• **Source material**

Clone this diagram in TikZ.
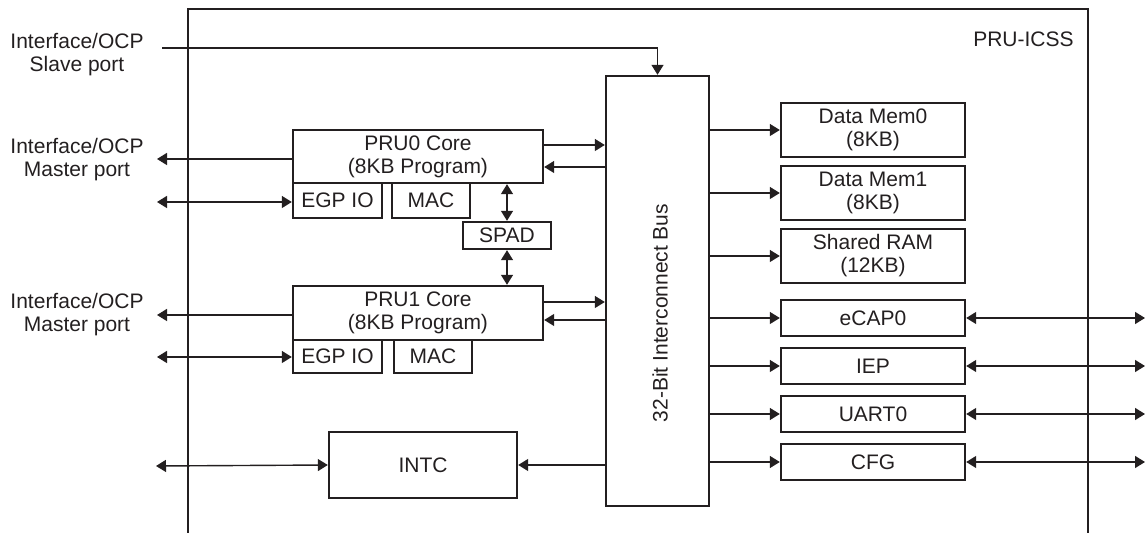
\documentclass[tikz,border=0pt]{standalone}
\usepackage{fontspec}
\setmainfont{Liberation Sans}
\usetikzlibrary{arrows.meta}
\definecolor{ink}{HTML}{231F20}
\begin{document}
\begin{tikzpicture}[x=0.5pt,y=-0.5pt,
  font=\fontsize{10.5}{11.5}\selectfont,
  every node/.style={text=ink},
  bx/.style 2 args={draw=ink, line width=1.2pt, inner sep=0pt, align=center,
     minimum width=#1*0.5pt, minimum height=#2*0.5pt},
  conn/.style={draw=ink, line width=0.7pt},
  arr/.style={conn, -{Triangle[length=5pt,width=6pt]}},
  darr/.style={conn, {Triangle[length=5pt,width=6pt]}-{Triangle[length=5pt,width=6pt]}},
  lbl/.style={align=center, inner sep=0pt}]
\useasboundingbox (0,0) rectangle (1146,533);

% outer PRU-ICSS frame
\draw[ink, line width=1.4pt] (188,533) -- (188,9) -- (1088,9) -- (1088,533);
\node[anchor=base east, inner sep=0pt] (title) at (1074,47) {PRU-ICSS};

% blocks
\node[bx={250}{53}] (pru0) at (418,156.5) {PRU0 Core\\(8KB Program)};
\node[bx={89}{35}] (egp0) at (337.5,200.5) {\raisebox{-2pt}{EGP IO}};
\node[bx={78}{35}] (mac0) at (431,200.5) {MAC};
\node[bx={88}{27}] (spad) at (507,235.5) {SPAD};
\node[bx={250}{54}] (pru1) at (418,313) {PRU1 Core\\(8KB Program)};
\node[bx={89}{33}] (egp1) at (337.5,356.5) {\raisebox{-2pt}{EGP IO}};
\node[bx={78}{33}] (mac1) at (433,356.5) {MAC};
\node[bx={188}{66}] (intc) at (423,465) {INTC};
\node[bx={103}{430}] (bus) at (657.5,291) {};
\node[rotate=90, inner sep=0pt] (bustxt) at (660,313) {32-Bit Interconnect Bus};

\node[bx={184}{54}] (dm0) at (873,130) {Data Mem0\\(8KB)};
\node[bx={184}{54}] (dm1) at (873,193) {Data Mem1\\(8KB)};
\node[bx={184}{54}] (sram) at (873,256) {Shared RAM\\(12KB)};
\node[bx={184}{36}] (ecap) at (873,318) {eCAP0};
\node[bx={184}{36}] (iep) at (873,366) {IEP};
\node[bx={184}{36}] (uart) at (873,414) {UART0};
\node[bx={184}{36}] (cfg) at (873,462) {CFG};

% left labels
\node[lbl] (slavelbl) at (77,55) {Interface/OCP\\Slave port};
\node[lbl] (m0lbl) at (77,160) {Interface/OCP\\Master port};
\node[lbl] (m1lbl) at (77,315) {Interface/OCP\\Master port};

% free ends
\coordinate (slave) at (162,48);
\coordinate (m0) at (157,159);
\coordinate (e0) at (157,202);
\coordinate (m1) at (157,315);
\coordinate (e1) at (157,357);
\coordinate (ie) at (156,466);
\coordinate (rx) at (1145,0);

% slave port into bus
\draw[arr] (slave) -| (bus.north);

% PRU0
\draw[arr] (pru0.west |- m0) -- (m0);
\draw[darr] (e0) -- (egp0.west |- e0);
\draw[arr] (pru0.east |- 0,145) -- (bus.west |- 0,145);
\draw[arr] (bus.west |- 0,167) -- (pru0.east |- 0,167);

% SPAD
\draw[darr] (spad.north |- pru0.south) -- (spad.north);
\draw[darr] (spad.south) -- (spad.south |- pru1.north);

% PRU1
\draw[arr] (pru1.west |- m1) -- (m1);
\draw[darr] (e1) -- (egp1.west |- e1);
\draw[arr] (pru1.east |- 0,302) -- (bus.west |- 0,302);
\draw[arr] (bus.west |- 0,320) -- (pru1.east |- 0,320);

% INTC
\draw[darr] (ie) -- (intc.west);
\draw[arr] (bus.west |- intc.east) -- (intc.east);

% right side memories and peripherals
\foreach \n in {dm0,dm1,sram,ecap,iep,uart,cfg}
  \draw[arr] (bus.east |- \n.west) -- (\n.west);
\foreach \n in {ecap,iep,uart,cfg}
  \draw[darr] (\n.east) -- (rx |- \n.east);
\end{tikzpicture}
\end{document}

• **Task instructions**
Every line above should be returned exactly; the pictures stay out.

• **Solution for this task**
Clone this diagram in TikZ.
\documentclass[tikz,border=0pt]{standalone}
\usepackage{fontspec}
\setmainfont{Liberation Sans}
\usetikzlibrary{arrows.meta}
\definecolor{ink}{HTML}{231F20}
\begin{document}
\begin{tikzpicture}[x=0.5pt,y=-0.5pt,
  font=\fontsize{10.5}{11.5}\selectfont,
  every node/.style={text=ink},
  bx/.style 2 args={draw=ink, line width=1.2pt, inner sep=0pt, align=center,
     minimum width=#1*0.5pt, minimum height=#2*0.5pt},
  conn/.style={draw=ink, line width=0.7pt},
  arr/.style={conn, -{Triangle[length=5pt,width=6pt]}},
  darr/.style={conn, {Triangle[length=5pt,width=6pt]}-{Triangle[length=5pt,width=6pt]}},
  lbl/.style={align=center, inner sep=0pt}]
\useasboundingbox (0,0) rectangle (1146,533);

% outer PRU-ICSS frame
\draw[ink, line width=1.4pt] (188,533) -- (188,9) -- (1088,9) -- (1088,533);
\node[anchor=base east, inner sep=0pt] (title) at (1074,47) {PRU-ICSS};

% blocks
\node[bx={250}{53}] (pru0) at (418,156.5) {PRU0 Core\\(8KB Program)};
\node[bx={89}{35}] (egp0) at (337.5,200.5) {\raisebox{-2pt}{EGP IO}};
\node[bx={78}{35}] (mac0) at (431,200.5) {MAC};
\node[bx={88}{27}] (spad) at (507,235.5) {SPAD};
\node[bx={250}{54}] (pru1) at (418,313) {PRU1 Core\\(8KB Program)};
\node[bx={89}{33}] (egp1) at (337.5,356.5) {\raisebox{-2pt}{EGP IO}};
\node[bx={78}{33}] (mac1) at (433,356.5) {MAC};
\node[bx={188}{66}] (intc) at (423,465) {INTC};
\node[bx={103}{430}] (bus) at (657.5,291) {};
\node[rotate=90, inner sep=0pt] (bustxt) at (660,313) {32-Bit Interconnect Bus};

\node[bx={184}{54}] (dm0) at (873,130) {Data Mem0\\(8KB)};
\node[bx={184}{54}] (dm1) at (873,193) {Data Mem1\\(8KB)};
\node[bx={184}{54}] (sram) at (873,256) {Shared RAM\\(12KB)};
\node[bx={184}{36}] (ecap) at (873,318) {eCAP0};
\node[bx={184}{36}] (iep) at (873,366) {IEP};
\node[bx={184}{36}] (uart) at (873,414) {UART0};
\node[bx={184}{36}] (cfg) at (873,462) {CFG};

% left labels
\node[lbl] (slavelbl) at (77,55) {Interface/OCP\\Slave port};
\node[lbl] (m0lbl) at (77,160) {Interface/OCP\\Master port};
\node[lbl] (m1lbl) at (77,315) {Interface/OCP\\Master port};

% free ends
\coordinate (slave) at (162,48);
\coordinate (m0) at (157,159);
\coordinate (e0) at (157,202);
\coordinate (m1) at (157,315);
\coordinate (e1) at (157,357);
\coordinate (ie) at (156,466);
\coordinate (rx) at (1145,0);

% slave port into bus
\draw[arr] (slave) -| (bus.north);

% PRU0
\draw[arr] (pru0.west |- m0) -- (m0);
\draw[darr] (e0) -- (egp0.west |- e0);
\draw[arr] (pru0.east |- 0,145) -- (bus.west |- 0,145);
\draw[arr] (bus.west |- 0,167) -- (pru0.east |- 0,167);

% SPAD
\draw[darr] (spad.north |- pru0.south) -- (spad.north);
\draw[darr] (spad.south) -- (spad.south |- pru1.north);

% PRU1
\draw[arr] (pru1.west |- m1) -- (m1);
\draw[darr] (e1) -- (egp1.west |- e1);
\draw[arr] (pru1.east |- 0,302) -- (bus.west |- 0,302);
\draw[arr] (bus.west |- 0,320) -- (pru1.east |- 0,320);

% INTC
\draw[darr] (ie) -- (intc.west);
\draw[arr] (bus.west |- intc.east) -- (intc.east);

% right side memories and peripherals
\foreach \n in {dm0,dm1,sram,ecap,iep,uart,cfg}
  \draw[arr] (bus.east |- \n.west) -- (\n.west);
\foreach \n in {ecap,iep,uart,cfg}
  \draw[darr] (\n.east) -- (rx |- \n.east);
\end{tikzpicture}
\end{document}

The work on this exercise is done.